━━ Dataset excerpt
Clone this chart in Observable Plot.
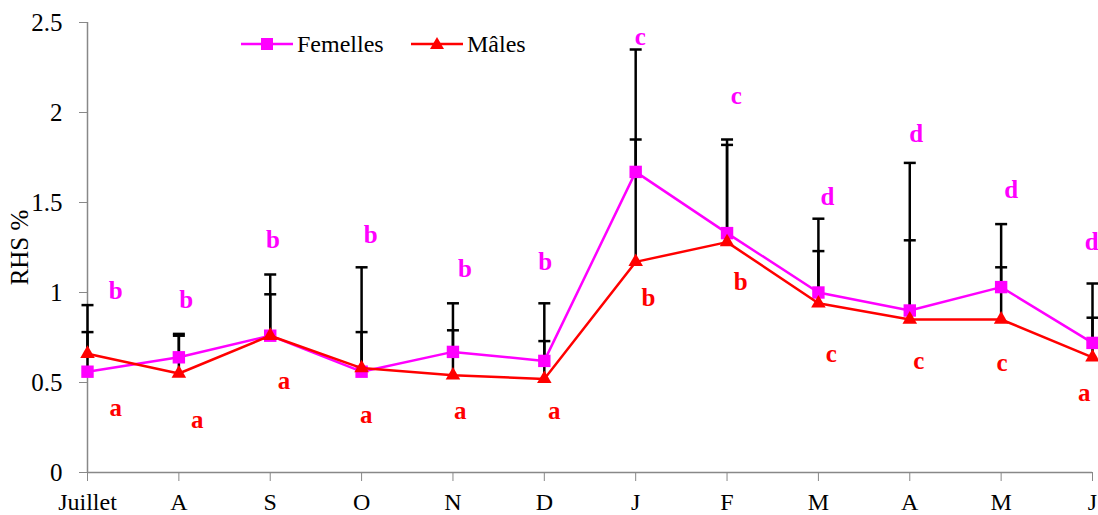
<!DOCTYPE html>
<html>
<head>
<meta charset="utf-8">
<script src="https://cdn.jsdelivr.net/npm/d3@7"></script>
<script src="https://cdn.jsdelivr.net/npm/@observablehq/plot@0.6"></script>
<style>
  body { margin: 0; background: #fff; }
  #chart { position: relative; width: 1098px; height: 515px; font-family: "Liberation Serif", "Times New Roman", serif; }
  .legend-item { position: absolute; top: 34px; display: flex; align-items: center; font-size: 24px; color: #000;
                 font-family: "Liberation Serif", "Times New Roman", serif; line-height: 20px; }
  .legend-item svg { display: block; margin-right: 4px; }
</style>
</head>
<body>
<div id="chart"></div>
<script>
// Months of the sampling year (July to June)
const months = ["Juillet", "A", "S", "O", "N", "D", "J", "F", "M", "A", "M", "J"];

// Mean RHS % per month
const femelles = [0.56, 0.64, 0.76, 0.56, 0.67, 0.62, 1.67, 1.33, 1.00, 0.90, 1.03, 0.72];
const males    = [0.66, 0.55, 0.76, 0.58, 0.54, 0.52, 1.17, 1.28, 0.94, 0.85, 0.85, 0.64];

// Upper end of the error bars (mean + SE)
const femellesTop = [0.93, 0.77, 1.10, 1.14, 0.94, 0.94, 2.35, 1.85, 1.41, 1.72, 1.38, 1.05];
const malesTop    = [0.78, 0.76, 0.99, 0.78, 0.79, 0.73, 1.85, 1.82, 1.23, 1.29, 1.14, 0.86];

// Significance letters
const lettresF = ["b", "b", "b", "b", "b", "b", "c", "c", "d", "d", "d", "d"];
const lettresM = ["a", "a", "a", "a", "a", "a", "b", "b", "c", "c", "c", "a"];

// Where each letter sits: [month offset, RHS value]
const placeF = [[0.31, 1.01], [0.08, 0.96], [0.03, 1.29], [0.10, 1.32], [0.13, 1.13], [0.01, 1.17],
                [0.05, 2.42], [0.10, 2.09], [0.10, 1.53], [0.07, 1.88], [0.11, 1.57], [-0.01, 1.28]];
const placeM = [[0.31, 0.36], [0.20, 0.29], [0.15, 0.51], [0.05, 0.32], [0.08, 0.34], [0.11, 0.34],
                [0.14, 0.97], [0.15, 1.06], [0.14, 0.66], [0.10, 0.62], [0.01, 0.61], [-0.09, 0.44]];

const yTicks = [0, 0.5, 1, 1.5, 2, 2.5];

const MAGENTA = "#ff00ff";
const RED = "#ff0000";

const rowsF = months.map((m, i) => ({i, v: femelles[i], top: femellesTop[i]}));
const rowsM = months.map((m, i) => ({i, v: males[i], top: malesTop[i]}));
const labF = placeF.map(([dx, y], i) => ({x: i + dx, y, t: lettresF[i]}));
const labM = placeM.map(([dx, y], i) => ({x: i + dx, y, t: lettresM[i]}));

// horizontal cap for the error bars
const cap = {
  draw(ctx, size) {
    const w = Math.sqrt(size / Math.PI);
    ctx.moveTo(-w, 0);
    ctx.lineTo(w, 0);
  }
};

const chart = Plot.plot({
  width: 1098,
  height: 515,
  marginTop: 22,
  marginBottom: 43,
  marginLeft: 87,
  marginRight: 6,
  style: {fontFamily: "'Liberation Serif', 'Times New Roman', serif", fontSize: "25px", background: "#fff", overflow: "visible"},
  x: {domain: [0, 11], label: null},
  y: {domain: [0, 2.5], label: null},
  marks: [
    Plot.axisY({ticks: yTicks, tickFormat: d => String(d), tickSize: 8, tickPadding: 17, fontSize: 25,
                stroke: "#888", fill: "#000", label: "RHS %", labelAnchor: "center", labelArrow: "none", labelOffset: 77}),
    Plot.axisX({ticks: d3.range(months.length), tickFormat: i => months[i], tickSize: 9, tickPadding: 11,
                fontSize: 24, stroke: "#888", fill: "#000", label: null}),
    Plot.ruleX([0], {stroke: "#888", strokeWidth: 1.5}),
    Plot.ruleY([0], {stroke: "#888", strokeWidth: 1.5}),

    // error bars
    Plot.ruleX(rowsF, {x: "i", y1: "v", y2: "top", stroke: "#000", strokeWidth: 2.5}),
    Plot.ruleX(rowsM, {x: "i", y1: "v", y2: "top", stroke: "#000", strokeWidth: 2.5}),
    Plot.dot(rowsF, {x: "i", y: "top", symbol: cap, r: 6, stroke: "#000", fill: "none", strokeWidth: 2.5}),
    Plot.dot(rowsM, {x: "i", y: "top", symbol: cap, r: 6, stroke: "#000", fill: "none", strokeWidth: 2.5}),

    // Femelles
    Plot.line(rowsF, {x: "i", y: "v", stroke: MAGENTA, strokeWidth: 2.5}),
    Plot.dot(rowsF, {x: "i", y: "v", symbol: "square", r: 7, fill: MAGENTA, stroke: "none"}),
    // Mâles
    Plot.line(rowsM, {x: "i", y: "v", stroke: RED, strokeWidth: 2.5}),
    Plot.dot(rowsM, {x: "i", y: "v", symbol: "triangle", r: 5.4, fill: RED, stroke: "none"}),

    // significance letters
    Plot.text(labF, {x: "x", y: "y", text: "t", fill: MAGENTA, fontWeight: "bold", fontSize: 25}),
    Plot.text(labM, {x: "x", y: "y", text: "t", fill: RED, fontWeight: "bold", fontSize: 25})
  ]
});

const host = document.getElementById("chart");
host.appendChild(chart);

// legend drawn inside the plot area
const legendF = document.createElement("div");
legendF.className = "legend-item";
legendF.style.left = "241px";
legendF.innerHTML = `<svg width="52" height="20"><line x1="0" y1="10" x2="52" y2="10" stroke="${MAGENTA}" stroke-width="2.5"/>
    <rect x="20" y="4" width="12" height="12" fill="${MAGENTA}"/></svg><span>Femelles</span>`;
host.appendChild(legendF);

const legendM = document.createElement("div");
legendM.className = "legend-item";
legendM.style.left = "411px";
legendM.innerHTML = `<svg width="52" height="20"><line x1="0" y1="10" x2="52" y2="10" stroke="${RED}" stroke-width="2.5"/>
    <polygon points="26,3 33,15 19,15" fill="${RED}"/></svg><span>Mâles</span>`;
host.appendChild(legendM);
</script>
</body>
</html>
━━━━
» Problem
Except for the pictures, reproduce every line exactly.

» Result for this task
Clone this chart in Observable Plot.
<!DOCTYPE html>
<html>
<head>
<meta charset="utf-8">
<script src="https://cdn.jsdelivr.net/npm/d3@7"></script>
<script src="https://cdn.jsdelivr.net/npm/@observablehq/plot@0.6"></script>
<style>
  body { margin: 0; background: #fff; }
  #chart { position: relative; width: 1098px; height: 515px; font-family: "Liberation Serif", "Times New Roman", serif; }
  .legend-item { position: absolute; top: 34px; display: flex; align-items: center; font-size: 24px; color: #000;
                 font-family: "Liberation Serif", "Times New Roman", serif; line-height: 20px; }
  .legend-item svg { display: block; margin-right: 4px; }
</style>
</head>
<body>
<div id="chart"></div>
<script>
// Months of the sampling year (July to June)
const months = ["Juillet", "A", "S", "O", "N", "D", "J", "F", "M", "A", "M", "J"];

// Mean RHS % per month
const femelles = [0.56, 0.64, 0.76, 0.56, 0.67, 0.62, 1.67, 1.33, 1.00, 0.90, 1.03, 0.72];
const males    = [0.66, 0.55, 0.76, 0.58, 0.54, 0.52, 1.17, 1.28, 0.94, 0.85, 0.85, 0.64];

// Upper end of the error bars (mean + SE)
const femellesTop = [0.93, 0.77, 1.10, 1.14, 0.94, 0.94, 2.35, 1.85, 1.41, 1.72, 1.38, 1.05];
const malesTop    = [0.78, 0.76, 0.99, 0.78, 0.79, 0.73, 1.85, 1.82, 1.23, 1.29, 1.14, 0.86];

// Significance letters
const lettresF = ["b", "b", "b", "b", "b", "b", "c", "c", "d", "d", "d", "d"];
const lettresM = ["a", "a", "a", "a", "a", "a", "b", "b", "c", "c", "c", "a"];

// Where each letter sits: [month offset, RHS value]
const placeF = [[0.31, 1.01], [0.08, 0.96], [0.03, 1.29], [0.10, 1.32], [0.13, 1.13], [0.01, 1.17],
                [0.05, 2.42], [0.10, 2.09], [0.10, 1.53], [0.07, 1.88], [0.11, 1.57], [-0.01, 1.28]];
const placeM = [[0.31, 0.36], [0.20, 0.29], [0.15, 0.51], [0.05, 0.32], [0.08, 0.34], [0.11, 0.34],
                [0.14, 0.97], [0.15, 1.06], [0.14, 0.66], [0.10, 0.62], [0.01, 0.61], [-0.09, 0.44]];

const yTicks = [0, 0.5, 1, 1.5, 2, 2.5];

const MAGENTA = "#ff00ff";
const RED = "#ff0000";

const rowsF = months.map((m, i) => ({i, v: femelles[i], top: femellesTop[i]}));
const rowsM = months.map((m, i) => ({i, v: males[i], top: malesTop[i]}));
const labF = placeF.map(([dx, y], i) => ({x: i + dx, y, t: lettresF[i]}));
const labM = placeM.map(([dx, y], i) => ({x: i + dx, y, t: lettresM[i]}));

// horizontal cap for the error bars
const cap = {
  draw(ctx, size) {
    const w = Math.sqrt(size / Math.PI);
    ctx.moveTo(-w, 0);
    ctx.lineTo(w, 0);
  }
};

const chart = Plot.plot({
  width: 1098,
  height: 515,
  marginTop: 22,
  marginBottom: 43,
  marginLeft: 87,
  marginRight: 6,
  style: {fontFamily: "'Liberation Serif', 'Times New Roman', serif", fontSize: "25px", background: "#fff", overflow: "visible"},
  x: {domain: [0, 11], label: null},
  y: {domain: [0, 2.5], label: null},
  marks: [
    Plot.axisY({ticks: yTicks, tickFormat: d => String(d), tickSize: 8, tickPadding: 17, fontSize: 25,
                stroke: "#888", fill: "#000", label: "RHS %", labelAnchor: "center", labelArrow: "none", labelOffset: 77}),
    Plot.axisX({ticks: d3.range(months.length), tickFormat: i => months[i], tickSize: 9, tickPadding: 11,
                fontSize: 24, stroke: "#888", fill: "#000", label: null}),
    Plot.ruleX([0], {stroke: "#888", strokeWidth: 1.5}),
    Plot.ruleY([0], {stroke: "#888", strokeWidth: 1.5}),

    // error bars
    Plot.ruleX(rowsF, {x: "i", y1: "v", y2: "top", stroke: "#000", strokeWidth: 2.5}),
    Plot.ruleX(rowsM, {x: "i", y1: "v", y2: "top", stroke: "#000", strokeWidth: 2.5}),
    Plot.dot(rowsF, {x: "i", y: "top", symbol: cap, r: 6, stroke: "#000", fill: "none", strokeWidth: 2.5}),
    Plot.dot(rowsM, {x: "i", y: "top", symbol: cap, r: 6, stroke: "#000", fill: "none", strokeWidth: 2.5}),

    // Femelles
    Plot.line(rowsF, {x: "i", y: "v", stroke: MAGENTA, strokeWidth: 2.5}),
    Plot.dot(rowsF, {x: "i", y: "v", symbol: "square", r: 7, fill: MAGENTA, stroke: "none"}),
    // Mâles
    Plot.line(rowsM, {x: "i", y: "v", stroke: RED, strokeWidth: 2.5}),
    Plot.dot(rowsM, {x: "i", y: "v", symbol: "triangle", r: 5.4, fill: RED, stroke: "none"}),

    // significance letters
    Plot.text(labF, {x: "x", y: "y", text: "t", fill: MAGENTA, fontWeight: "bold", fontSize: 25}),
    Plot.text(labM, {x: "x", y: "y", text: "t", fill: RED, fontWeight: "bold", fontSize: 25})
  ]
});

const host = document.getElementById("chart");
host.appendChild(chart);

// legend drawn inside the plot area
const legendF = document.createElement("div");
legendF.className = "legend-item";
legendF.style.left = "241px";
legendF.innerHTML = `<svg width="52" height="20"><line x1="0" y1="10" x2="52" y2="10" stroke="${MAGENTA}" stroke-width="2.5"/>
    <rect x="20" y="4" width="12" height="12" fill="${MAGENTA}"/></svg><span>Femelles</span>`;
host.appendChild(legendF);

const legendM = document.createElement("div");
legendM.className = "legend-item";
legendM.style.left = "411px";
legendM.innerHTML = `<svg width="52" height="20"><line x1="0" y1="10" x2="52" y2="10" stroke="${RED}" stroke-width="2.5"/>
    <polygon points="26,3 33,15 19,15" fill="${RED}"/></svg><span>Mâles</span>`;
host.appendChild(legendM);
</script>
</body>
</html>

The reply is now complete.